Our Own Fix-it Shop

Question: What do you do if something you bought in the US breaks when you get it to Uganda? There are no repairmen for this item in the whole country. There is no place to get parts. How do you deal with it?

You figure out how to fix it yourself. 

Ugandan furniture isn’t the same quality as American. But even more importantly, it’s short. Much shorter than the tall people who live at my house. We tried it when we first arrived here and discovered it wasn’t all that comfortable.

So, back in 2015, when we shipped our container of books, we had enough room to include some furniture from America, furniture that would be tall enough for all our tall people here.

Due to a variety of circumstance that I won’t go into here, half of the loveseat/recliner broke. A metal piece bent and we couldn’t figure out a way to get it straight again. It eventually reached the point where it was uncomfortable to use.
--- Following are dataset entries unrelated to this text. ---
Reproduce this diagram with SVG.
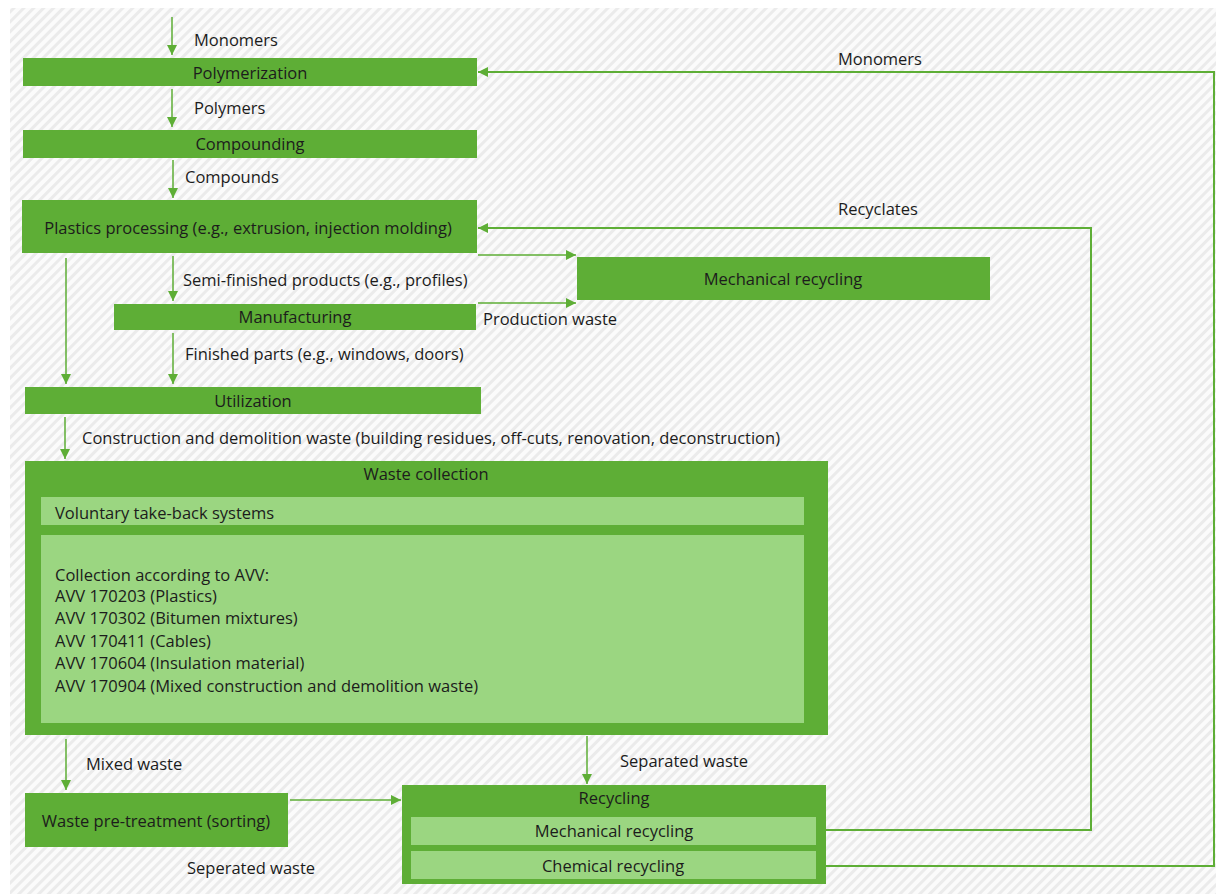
<svg xmlns="http://www.w3.org/2000/svg" width="1216" height="894" viewBox="0 0 1216 894">
<defs>
<pattern id="hatch" width="7" height="7" patternUnits="userSpaceOnUse" patternTransform="rotate(45)">
<rect width="7" height="7" fill="#fbfbfb"/>
<rect width="3" height="7" fill="#ebebeb"/>
</pattern>
<marker id="arr" viewBox="0 0 10 10" refX="10" refY="5" markerWidth="10" markerHeight="10" markerUnits="userSpaceOnUse" orient="auto">
<path d="M0,0 L10,5 L0,10 Z" fill="#5eae36"/>
</marker>
<style>
.t{font-family:"Open Sans","Liberation Sans",sans-serif;font-size:16.5px;fill:#1c1c1c;dominant-baseline:central}
.c{text-anchor:middle}
.dk{fill:#5eae36}
.lt{fill:#9bd681}
.ln{fill:none;stroke:#5eae36;stroke-width:1.5}
.lw{fill:none;stroke:#5eae36;stroke-width:2}
</style>
</defs>
<rect x="0" y="0" width="1216" height="894" fill="#ffffff"/>
<rect x="10" y="8" width="1206" height="886" fill="url(#hatch)"/>

<g id="connectors">
<path class="ln" d="M172,17 V55" marker-end="url(#arr)"/>
<path class="ln" d="M172,89 V127" marker-end="url(#arr)"/>
<path class="ln" d="M173,160 V198" marker-end="url(#arr)"/>
<path class="ln" d="M66,258 V384" marker-end="url(#arr)"/>
<path class="ln" d="M173,256 V301" marker-end="url(#arr)"/>
<path class="ln" d="M478,255 H576" marker-end="url(#arr)"/>
<path class="ln" d="M478,303 H576" marker-end="url(#arr)"/>
<path class="ln" d="M173,333 V384" marker-end="url(#arr)"/>
<path class="ln" d="M65,417 V459" marker-end="url(#arr)"/>
<path class="ln" d="M66,739 V790" marker-end="url(#arr)"/>
<path class="ln" d="M290,800 H401" marker-end="url(#arr)"/>
<path class="ln" d="M587,736 V784" marker-end="url(#arr)"/>
<path class="lw" d="M826,830 H1091 V228 H478" marker-end="url(#arr)"/>
<path class="lw" d="M826,866 H1214 V72 H478" marker-end="url(#arr)"/>
<text class="t" x="194" y="39">Monomers</text>
<text class="t" x="194" y="107">Polymers</text>
<text class="t" x="185" y="176">Compounds</text>
<text class="t" x="183" y="279">Semi-finished products (e.g., profiles)</text>
<text class="t" x="483" y="318">Production waste</text>
<text class="t" x="185" y="353">Finished parts (e.g., windows, doors)</text>
<text class="t" x="82" y="437">Construction and demolition waste (building residues, off-cuts, renovation, deconstruction)</text>
<text class="t" x="86" y="763">Mixed waste</text>
<text class="t" x="620" y="760">Separated waste</text>
<text class="t" x="187" y="867">Seperated waste</text>
<text class="t" x="838" y="58">Monomers</text>
<text class="t" x="838" y="208">Recyclates</text>
</g>

<g id="polymerization">
<rect class="dk" x="23" y="58" width="454" height="28"/>
<text class="t c" x="250" y="72">Polymerization</text>
</g>
<g id="compounding">
<rect class="dk" x="23" y="130" width="454" height="28"/>
<text class="t c" x="250" y="143">Compounding</text>
</g>
<g id="plastics-processing">
<rect class="dk" x="22" y="200" width="455" height="53"/>
<text class="t c" x="248" y="227">Plastics processing (e.g., extrusion, injection molding)</text>
</g>
<g id="mechanical-recycling-top">
<rect class="dk" x="577" y="257" width="413" height="43"/>
<text class="t c" x="783" y="278">Mechanical recycling</text>
</g>
<g id="manufacturing">
<rect class="dk" x="114" y="304" width="362" height="26"/>
<text class="t c" x="295" y="316">Manufacturing</text>
</g>
<g id="utilization">
<rect class="dk" x="25" y="387" width="456" height="27"/>
<text class="t c" x="253" y="400">Utilization</text>
</g>
<g id="waste-collection">
<rect class="dk" x="25" y="461" width="803" height="274"/>
<text class="t c" x="426" y="473">Waste collection</text>
<rect class="lt" x="41" y="497" width="763" height="28"/>
<text class="t" x="55" y="512">Voluntary take-back systems</text>
<rect class="lt" x="41" y="535" width="763" height="188"/>
<text class="t" x="55" y="574">Collection according to AVV:</text>
<text class="t" x="55" y="595">AVV 170203 (Plastics)</text>
<text class="t" x="55" y="617">AVV 170302 (Bitumen mixtures)</text>
<text class="t" x="55" y="640">AVV 170411 (Cables)</text>
<text class="t" x="55" y="662">AVV 170604 (Insulation material)</text>
<text class="t" x="55" y="685">AVV 170904 (Mixed construction and demolition waste)</text>
</g>
<g id="waste-pretreatment">
<rect class="dk" x="25" y="793" width="263" height="54"/>
<text class="t c" x="156" y="820">Waste pre-treatment (sorting)</text>
</g>
<g id="recycling">
<rect class="dk" x="402" y="785" width="424" height="99"/>
<text class="t c" x="614" y="797">Recycling</text>
<rect class="lt" x="411" y="817" width="405" height="28"/>
<text class="t c" x="614" y="830">Mechanical recycling</text>
<rect class="lt" x="411" y="851" width="405" height="28"/>
<text class="t c" x="613" y="865">Chemical recycling</text>
</g>
</svg>
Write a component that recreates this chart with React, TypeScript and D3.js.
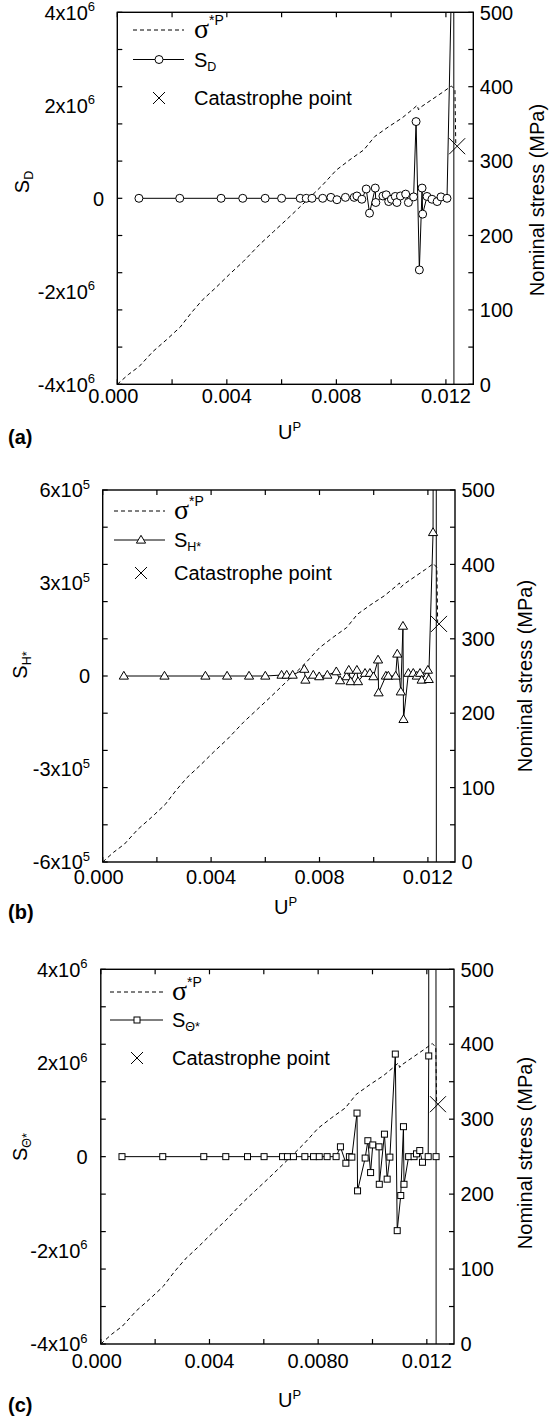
import React from 'react';
import * as d3 from 'd3';

// ---------- data ----------
const uMajor = [0, 0.004, 0.008, 0.012];
const uMinor = [0.002, 0.006, 0.01];
const uLabelsAB = ['0.000', '0.004', '0.008', '0.012'];
const uLabelsC = ['0.000', '0.004', '0.0080', '0.012'];
const stressTicks = [0, 100, 200, 300, 400, 500];

// nominal stress sigma*P (MPa) vs U^P
const sigmaU = [0, 0.0004, 0.0008, 0.0013, 0.0018, 0.0023, 0.0027, 0.0031, 0.0036, 0.0041, 0.0046, 0.0052, 0.0057, 0.0062, 0.0066, 0.007, 0.0075, 0.008, 0.0085, 0.009, 0.0094, 0.0099, 0.0104, 0.0108, 0.01095, 0.011, 0.0111, 0.0115, 0.0119, 0.0122, 0.01233, 0.01236];
const sigmaMPa = [0, 13, 24, 44, 60, 77, 96, 113, 130, 148, 165, 188, 205, 222, 236, 250, 268, 288, 302, 315, 333, 346, 358, 370, 375, 369, 373, 383, 393, 401, 396, 322];
const catastropheU = 0.01241;
const catastropheMPa = 320;

// (a) S_D, in units of 10^6
const uA = [0.00079, 0.00228, 0.00379, 0.00458, 0.0054, 0.006, 0.00668, 0.0069, 0.00711, 0.0075, 0.0078, 0.00802, 0.00833, 0.00865, 0.00875, 0.00893, 0.00909, 0.00921, 0.00942, 0.00944, 0.0097, 0.00982, 0.00991, 0.01001, 0.01015, 0.01021, 0.01034, 0.01053, 0.01063, 0.01082, 0.01091, 0.01103, 0.01113, 0.01115, 0.01131, 0.01149, 0.01168, 0.01182, 0.01204, 0.0122, 0.01226, 0.01232];
const sD = [0, 0, 0, 0, 0, 0, 0, 0, 0, 0, 0.02, -0.03, 0.02, 0.02, 0.05, -0.02, 0.2, -0.32, 0.22, -0.09, 0.05, 0.075, -0.07, -0.02, 0.04, -0.09, 0.05, 0.09, -0.09, 0.03, 1.65, -1.54, 0.22, -0.34, 0.04, -0.02, -0.07, 0.03, 0, 4.5, 50, -50];

// (b) S_H*, in units of 10^5
const uB = [0.00078, 0.00228, 0.00379, 0.00459, 0.0054, 0.006, 0.0066, 0.00679, 0.00701, 0.00744, 0.00748, 0.00777, 0.00799, 0.00829, 0.00862, 0.00876, 0.009, 0.00908, 0.00915, 0.00938, 0.00942, 0.00968, 0.00986, 0.00999, 0.01016, 0.01018, 0.01045, 0.01054, 0.01081, 0.01087, 0.011, 0.01108, 0.0111, 0.01128, 0.01146, 0.01159, 0.01171, 0.01177, 0.012, 0.01203, 0.01219, 0.0123, 0.01232];
const sH = [0, 0, 0, 0, 0, 0, 0.03, 0.03, 0.03, 0.22, -0.13, 0.03, -0.02, 0.03, 0.14, -0.15, -0.02, 0.19, -0.18, 0.19, -0.18, 0.09, 0.09, -0.02, 0.52, -0.54, 0, 0, 0, 0.71, -0.51, 1.61, -1.4, 0.09, 0.09, 0, 0.09, -0.13, 0.19, -0.11, 4.63, 60, -60];

// (c) S_Theta*, in units of 10^6
const uC = [0.00078, 0.00228, 0.00379, 0.0046, 0.0054, 0.00601, 0.00669, 0.00687, 0.00709, 0.00751, 0.00783, 0.00804, 0.00833, 0.00866, 0.00882, 0.00902, 0.00915, 0.00924, 0.00943, 0.00945, 0.00973, 0.00983, 0.00993, 0.01001, 0.01024, 0.01025, 0.01044, 0.01054, 0.01064, 0.01084, 0.01091, 0.01104, 0.01114, 0.01116, 0.01133, 0.01153, 0.01162, 0.01174, 0.01184, 0.01205, 0.01207, 0.01208, 0.0123, 0.01234, 0.01236];
const sT = [0, 0, 0, 0, 0, 0, 0, 0, 0, 0, 0, 0, 0, 0, 0.21, -0.14, 0, -0.01, 0.93, -0.73, -0.03, 0.34, -0.34, 0.25, 0.21, -0.59, 0.48, -0.48, -0.01, 2.19, -1.58, -0.83, 0.64, -0.59, 0, 0, 0.06, 0.13, -0.12, 0, 2.15, 50, 50, 0, -50];

// ---------- layout ----------
const FONT = "'Liberation Sans', Arial, Helvetica, sans-serif";
const FS = 20;
const BL = 7.2; // baseline offset for vertical centring

type Cfg = {
  id: string; left: number; right: number; top: number; bottom: number;
  yDomain: [number, number]; yLabelVals: number[]; exp: string;
  expLabelEnd: number; zeroLabelEnd: number; xLabelY: number; xLabels: string[];
  yTitleX: number; yTitleY: number; rTitleX: number; rTitleY: number;
  uTitleX: number; uTitleY: number; tag: string; tagY: number;
  legX0: number; legX1: number; legMarkX: number; legTextX: number; legY: number[];
  marker: 'circle' | 'triangle' | 'square'; sub: string;
  u: number[]; s: number[];
};

const panels: Cfg[] = [
  { id: 'a', left: 117.3, right: 473.3, top: 12.3, bottom: 384.3, yDomain: [-4, 4], yLabelVals: [-4, -2, 0, 2, 4], exp: '6',
    expLabelEnd: 95, zeroLabelEnd: 104, xLabelY: 403, xLabels: uLabelsAB,
    yTitleX: 29, yTitleY: 182, rTitleX: 544, rTitleY: 200, uTitleX: 278, uTitleY: 439, tag: '(a)', tagY: 444,
    legX0: 133, legX1: 184, legMarkX: 159, legTextX: 194, legY: [30, 59.5, 98],
    marker: 'circle', sub: 'D', u: uA, s: sD },
  { id: 'b', left: 102.7, right: 455, top: 490, bottom: 862, yDomain: [-6, 6], yLabelVals: [-6, -3, 0, 3, 6], exp: '5',
    expLabelEnd: 90, zeroLabelEnd: 90, xLabelY: 884, xLabels: uLabelsAB,
    yTitleX: 27, yTitleY: 665, rTitleX: 532, rTitleY: 676, uTitleX: 274, uTitleY: 914, tag: '(b)', tagY: 919,
    legX0: 114, legX1: 165, legMarkX: 141, legTextX: 174, legY: [511, 540, 573],
    marker: 'triangle', sub: 'H*', u: uB, s: sH },
  { id: 'c', left: 100.8, right: 454, top: 969.3, bottom: 1344, yDomain: [-4, 4], yLabelVals: [-4, -2, 0, 2, 4], exp: '6',
    expLabelEnd: 87.5, zeroLabelEnd: 87.5, xLabelY: 1368, xLabels: uLabelsC,
    yTitleX: 27, yTitleY: 1147, rTitleX: 532, rTitleY: 1153, uTitleX: 278, uTitleY: 1407, tag: '(c)', tagY: 1412,
    legX0: 110, legX1: 163, legMarkX: 137, legTextX: 172, legY: [992, 1020, 1058],
    marker: 'square', sub: '\u0398*', u: uC, s: sT },
];

function Marker({ kind, x, y }: { kind: string; x: number; y: number }) {
  if (kind === 'circle') return <circle cx={x} cy={y} r={4} fill="white" stroke="black" strokeWidth={1} />;
  if (kind === 'triangle') {
    const w = 4.6, h = 7.8;
    return <path d={`M${x},${y - h * 0.6}L${x + w},${y + h * 0.4}L${x - w},${y + h * 0.4}Z`} fill="white" stroke="black" strokeWidth={1} />;
  }
  return <rect x={x - 3} y={y - 3} width={6} height={6} fill="white" stroke="black" strokeWidth={1} />;
}

function Cross({ x, y, r }: { x: number; y: number; r: number }) {
  return (
    <g stroke="black" strokeWidth={1}>
      <line x1={x - r} y1={y - r} x2={x + r} y2={y + r} />
      <line x1={x - r} y1={y + r} x2={x + r} y2={y - r} />
    </g>
  );
}

function Panel({ c }: { c: Cfg }) {
  const x = d3.scaleLinear().domain([0, 0.013]).range([c.left, c.right]);
  const yL = d3.scaleLinear().domain(c.yDomain).range([c.bottom, c.top]);
  const yR = d3.scaleLinear().domain([0, 500]).range([c.bottom, c.top]);
  const pts: [number, number][] = c.u.map((d, i) => [d, c.s[i]]);
  const sPath = d3.line<[number, number]>().x(d => x(d[0])).y(d => yL(d[1]))(pts) || '';
  const sigPts: [number, number][] = sigmaU.map((d, i) => [d, sigmaMPa[i]]);
  const sigPath = d3.line<[number, number]>().x(d => x(d[0])).y(d => yR(d[1]))(sigPts) || '';
  const leftTicks = d3.range(11).map(i => c.yDomain[0] + (i * (c.yDomain[1] - c.yDomain[0])) / 10);
  const rightTicks = d3.range(0, 501, 50);
  const xTicks = [...uMajor, ...uMinor];
  const TL = 5;
  const clipId = `clip-${c.id}`;
  return (
    <g fontFamily={FONT} fontSize={FS} fill="black">
      <defs>
        <clipPath id={clipId}>
          <rect x={c.left} y={c.top} width={c.right - c.left} height={c.bottom - c.top} />
        </clipPath>
      </defs>
      <g clipPath={`url(#${clipId})`}>
        <path d={sigPath} fill="none" stroke="black" strokeWidth={1} strokeDasharray="4,3" />
        <path d={sPath} fill="none" stroke="black" strokeWidth={1} />
        {pts.map((p, i) => <Marker key={i} kind={c.marker} x={x(p[0])} y={yL(p[1])} />)}
        <Cross x={x(catastropheU)} y={yR(catastropheMPa)} r={8} />
      </g>
      <rect x={c.left} y={c.top} width={c.right - c.left} height={c.bottom - c.top} fill="none" stroke="black" strokeWidth={1.4} />
      <g stroke="black" strokeWidth={1.2}>
        {xTicks.map((t, i) => (
          <g key={i}>
            <line x1={x(t)} x2={x(t)} y1={c.bottom} y2={c.bottom - TL} />
            <line x1={x(t)} x2={x(t)} y1={c.top} y2={c.top + TL} />
          </g>
        ))}
        {leftTicks.map((t, i) => <line key={'l' + i} x1={c.left} x2={c.left + TL} y1={yL(t)} y2={yL(t)} />)}
        {rightTicks.map((t, i) => <line key={'r' + i} x1={c.right} x2={c.right - TL} y1={yR(t)} y2={yR(t)} />)}
      </g>
      {uMajor.map((t, i) => (
        <text key={i} x={x(t) - (i === 0 ? 4 : 0)} y={c.xLabelY} textAnchor="middle">{c.xLabels[i]}</text>
      ))}
      {c.yLabelVals.map((v, i) => v === 0 ? (
        <text key={i} x={c.zeroLabelEnd} y={yL(v) + BL} textAnchor="end">0</text>
      ) : (
        <text key={i} x={c.expLabelEnd} y={yL(v) + BL} textAnchor="end">
          {`${v}x10`}<tspan fontSize={13} dy={-8.5}>{c.exp}</tspan>
        </text>
      ))}
      {stressTicks.map((v, i) => (
        <text key={i} x={c.right + 6.5} y={yR(v) + BL}>{v}</text>
      ))}
      <text transform={`translate(${c.yTitleX},${c.yTitleY}) rotate(-90)`} textAnchor="middle">
        S<tspan fontSize={12.5} dy={4}>{c.sub}</tspan>
      </text>
      <text transform={`translate(${c.rTitleX},${c.rTitleY}) rotate(-90)`} textAnchor="middle">Nominal stress (MPa)</text>
      <text x={c.uTitleX} y={c.uTitleY}>U<tspan fontSize={13} dy={-8.5}>P</tspan></text>
      <text x={8} y={c.tagY} fontWeight="bold">{c.tag}</text>
      <line x1={c.legX0} x2={c.legX1} y1={c.legY[0]} y2={c.legY[0]} stroke="black" strokeWidth={1} strokeDasharray="4,3" />
      <text x={c.legTextX} y={c.legY[0] + 8} fontFamily="'Liberation Serif', 'Times New Roman', serif" fontSize={28}>
        σ<tspan fontFamily={FONT} fontSize={14} dy={-13}>*P</tspan>
      </text>
      <line x1={c.legX0} x2={c.legX1} y1={c.legY[1]} y2={c.legY[1]} stroke="black" strokeWidth={1} />
      <Marker kind={c.marker} x={c.legMarkX} y={c.legY[1]} />
      <text x={c.legTextX} y={c.legY[1] + BL}>S<tspan fontSize={12.5} dy={4}>{c.sub}</tspan></text>
      <Cross x={c.legMarkX} y={c.legY[2]} r={6} />
      <text x={c.legTextX} y={c.legY[2] + BL}>Catastrophe point</text>
    </g>
  );
}

export default function App() {
  return (
    <svg width={549} height={1419} viewBox="0 0 549 1419" style={{ position: 'absolute', left: 0, top: 0, background: 'white' }}>
      <rect width={549} height={1419} fill="white" />
      {panels.map(p => <Panel key={p.id} c={p} />)}
    </svg>
  );
}
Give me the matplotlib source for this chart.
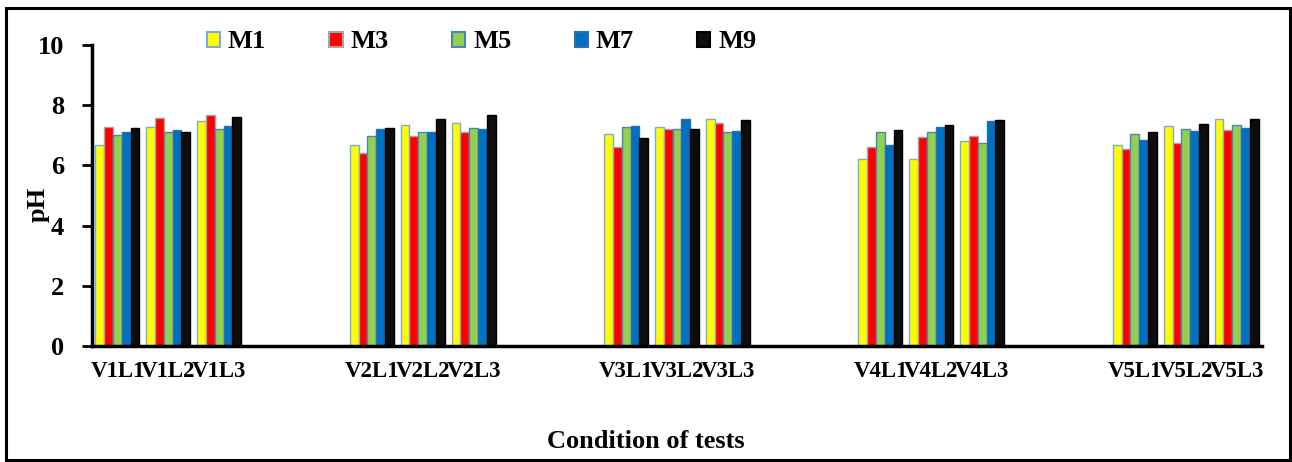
import numpy as np
import matplotlib
matplotlib.use("Agg")
import matplotlib.pyplot as plt
from matplotlib.patches import Patch, Rectangle

# pH per test condition (V = variety, L = level) for each mixture
conditions = [
    "V1L1", "V1L2", "V1L3",
    "V2L1", "V2L2", "V2L3",
    "V3L1", "V3L2", "V3L3",
    "V4L1", "V4L2", "V4L3",
    "V5L1", "V5L2", "V5L3",
]
series_names = ["M1", "M3", "M5", "M7", "M9"]

m1 = [6.68, 7.27, 7.47, 6.68, 7.33, 7.40, 7.05, 7.28, 7.53, 6.21, 6.21, 6.82, 6.67, 7.30, 7.54]
m3 = [7.27, 7.59, 7.67, 6.41, 6.97, 7.12, 6.62, 7.20, 7.42, 6.62, 6.94, 6.99, 6.56, 6.74, 7.19]
m5 = [7.01, 7.11, 7.22, 6.99, 7.12, 7.25, 7.29, 7.20, 7.12, 7.10, 7.10, 6.76, 7.03, 7.20, 7.34]
m7 = [7.12, 7.19, 7.32, 7.20, 7.12, 7.21, 7.32, 7.53, 7.15, 6.68, 7.29, 7.49, 6.83, 7.15, 7.24]
m9 = [7.25, 7.10, 7.62, 7.23, 7.53, 7.66, 6.92, 7.22, 7.51, 7.19, 7.33, 7.52, 7.12, 7.36, 7.54]

fills = ["#FFFF00", "#FF0000", "#92D050", "#0070C0", "#0D0D0D"]
edges = ["#7FA9DC", "#A6A6A6", "#4F81BD", "#2E6DB0", "#000000"]

plt.rcParams["font.family"] = ["Liberation Serif", "DejaVu Serif"]
plt.rcParams["font.weight"] = "bold"

fig = plt.figure(figsize=(12.92, 4.62), dpi=100)
ax = fig.add_axes([0.0712, 0.2511, 0.9056, 0.6515])

# three levels per variety, then two empty slots before the next variety
slots = np.array([(i // 3) * 5 + (i % 3) for i in range(len(conditions))])
bar_w = 0.173

for k, (vals, name) in enumerate(zip([m1, m3, m5, m7, m9], series_names)):
    ax.bar(
        slots + (k - 2) * bar_w,
        vals,
        width=bar_w,
        color=fills[k],
        edgecolor=edges[k],
        linewidth=1.0,
        label=name,
    )

ax.set_xlim(-0.5, 22.5)
ax.set_ylim(0, 10)
ax.set_yticks(np.arange(0, 11, 2))
ax.set_yticklabels([str(v) for v in range(0, 11, 2)], fontsize=19, fontweight="bold")
ax.set_xticks(slots)
ax.set_xticklabels(conditions, fontsize=16.5, fontweight="bold")
ax.tick_params(axis="x", length=0, pad=11)
ax.tick_params(axis="y", length=7, width=2, direction="out", pad=13)

for side in ["top", "right"]:
    ax.spines[side].set_visible(False)
for side in ["left", "bottom"]:
    ax.spines[side].set_linewidth(2.5)

ax.set_ylabel("pH", fontsize=19, fontweight="bold")
ax.yaxis.set_label_coords(-0.036, 0.47)
fig.text(0.5, 1 - 441 / 462, "Condition of tests", fontsize=19,
         fontweight="bold", ha="center", va="center")

handles = [Patch(facecolor=fills[k], edgecolor=edges[k], linewidth=1.5)
           for k in range(len(series_names))]
fig.legend(
    handles, series_names,
    loc="center left", bbox_to_anchor=(0.16, 1 - 42 / 462),
    ncol=5, frameon=False, prop={"size": 19, "weight": "bold"},
    handlelength=0.5, handleheight=0.5, handletextpad=0.3,
    columnspacing=2.4, borderpad=0, borderaxespad=0,
)

# outer frame around the whole chart
fig.patches.append(Rectangle((6 / 1292, 2 / 462), 1284 / 1292, 452 / 462,
                             transform=fig.transFigure, fill=False,
                             edgecolor="black", linewidth=2.2))

fig.savefig("out.png", dpi=100)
It’s frustrating to have something like that in your house, a constant reminder that no one around has the expertise to make a needed repair, simply by virtue of the fact that they’ve never encountered it. After a long, think-outside-the-box discussion a couple weeks ago, James decided to make another go at figuring out how to fix it.

Fix It Shop 1

Fix It 2

He and Ethan took the chair apart and figured out a way to straighten the metal pieces that were bent. Then they put the whole thing together again. The lever that raised the footrest had broken a while ago (It’s plastic, and apparently breaks easily; but I reference the long story I didn’t go into above). They rigged it to work again until we could get a replacement part for it.

Fix It 3

It took a couple hours, but the chair is usable again. It’s one less thing to have as a niggling stress always in the background. And we can again enjoy this thing God provided for us!